In what seemed to be the dumbest move made all offseason, the Kansas City Chiefs cut veteran wide receiver, Jeremy Maclin, recently. Maclin wasn’t the star of the Chiefs receiving corps, but he was an integral part. He drew attention off of rookie sensation Tyreek Hill, and star tight end Travis Kelce. Now, with Maclin gone, the Chiefs will have to rely on those two to take on the burden of trying to get out of double teams.

Looking at it from a roster standpoint the move makes little to no sense; however, there are a few ways this move makes sense.

1. Cutting Maclin Frees Up Cap Room

The first point is a simple one, so we won’t spend much time on it. As ESPN’s Adam Schefter said on Twitter, “By releasing Jeremy Maclin post-June 1, Chiefs save $10 million against (the) cap.” The Chiefs can use this cap to retain cornerback sensation Marcus Peters, whose rookie contract comes up next year. Peters has been a lockdown corner since the Chiefs drafted him in 2015, intercepting opposing quarterbacks 14 times.

So, purely from a cap space standpoint letting Maclin go, makes sense.

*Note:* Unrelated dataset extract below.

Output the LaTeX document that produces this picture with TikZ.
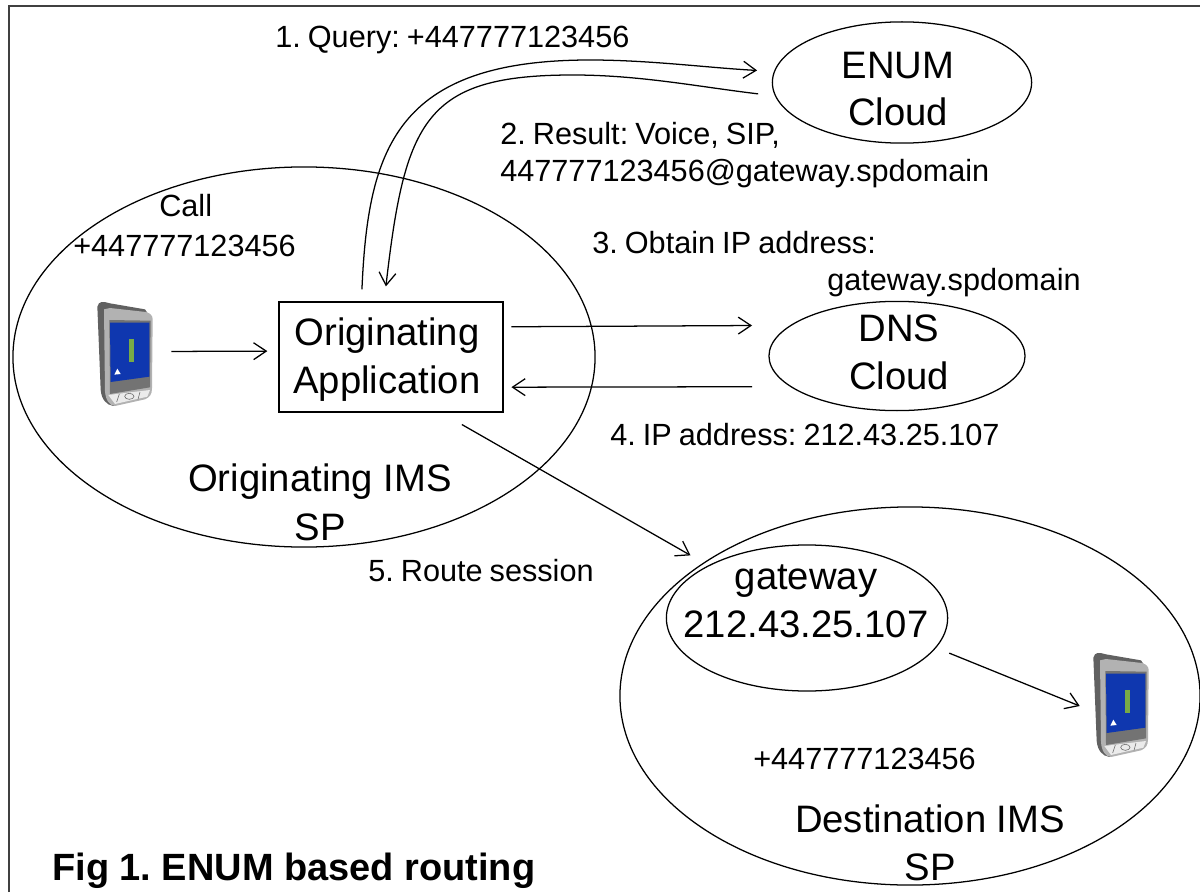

2. Maclin Missed Most of the 2016 Season

Maclin only played in twelve games last season and caught 44 passes for 536 yards. In 2015, Maclin’s first season with the team, he played in every game and caught 87 passes for 1,088 yards.

Maclin missed four games last season, but his stats dipped considerably. Granted he had lingering injuries most of the season, and he had Hill mentioned above, and Kelce, to fight for targets. Teams expect their number one receiver to perform better.

The Chiefs even let former star running back Jamaal Charles go because he has missed most of the last two seasons due to knee injuries. In fact, Charles hasn’t played a full season since 2013. GM John Dorsey has a history of letting players go when he feels they can no longer contribute to the team.

3. Who’s Left?

Chris Conley and Albert Wilson stepped up in Maclin’s absence last season and barring a complete fall off the map, I would assume they are safe. However, everyone assumed the same about Maclin until he was released.

Last year was Demarcus Robinson’s first season in the NFL, so he didn’t’ see much playing time. Because of that, we don’t know what he’s capable of in a game. This year will be his proving year, even with that, I don’t see the Chiefs cutting him if things don’t work out.

De’Anthony Thomas is the one who’s job is really on the line here. Thomas, who was drafted by the Chiefs in 2014, only has 331 yards on 47 catches in his career. The Chiefs have mostly used him as a special teams guy, but now they have Tyreek Hill for that. Unless Thomas improves as a receiver don’t be surprised to hear his name called next year on cut day.

Tony Stevens, Alonzo Moore, Marcus Kemp, Tevin Jones, Seantavius Jones, Gehrig Dieter, and Jehu Chesson round out the Chiefs receiving corps and are all either rookies, or this is their first year with the Chiefs. So, we will just have to wait and see how things work out with them.

4. Grooming Mahomes

It’s no secret the Chiefs are planning to move on from veteran QB Alex Smith, and Patrick Mahomes looks to be his successor. It makes sense that the Chiefs would want him to learn with players his age, and players who can get used to the way he plays the game. Instead of having a veteran receiver in there who is already used to his former QB, and you know the old saying “Old habits die hard.” The Chiefs running back corps are all under the age of 26, except for recently signed C.J. Spiller. Getting players who Mahomes can play with for the majority of his career seems to be the goal of GM John Dorsey, and Head Coach Andy Reid.

Mahomes isn’t starting until, at the earliest next season. So, players will have one year with Smith under center, but, in practices, they will work with Mahomes too.

5. Chiefs fans shouldn’t worry

There are many Chiefs fans, who are understandably worried about this next year, and how the young relatively inexperienced receivers will fare. Most of the corps we’ve never seen on an NFL field.

Thankfully though, early reports from rookie mini-camp and OTA’s are saying that Chiefs running backs are looking great. Third round pick Kareem Hunt is shining especially bright. It sounds like the Chiefs won’t have to rely solely on the passing game, and can put the majority of the load on the running game.

Another reason not to worry is head coach Andy Reid is an offensive God, his whole career he has been able to make something out of nothing on offense.

Also, the Chiefs defense is stellar. When people think of the Chiefs they think defense. There’s a good reason for it too. In the divisional round of the playoffs against the Pittsburgh Steelers, the Chiefs defense held the Steelers prolific offense to only field goals. Unfortunately though, due to the fact their offense also couldn’t get anything done against Pittsburgh’s defense, they lost the game.

Hopefully, the young offense will be able to remedy that this year. The oldest member of their roster offensively, is 13-year veteran QB, Alex Smith.

Moving Forward

This move makes one thing obvious, the Chiefs are looking towards the future, and are hoping their young players will be able to step up and take over the game. Filling in the hole left by Maclin. Making the entire front office look like geniuses in the process.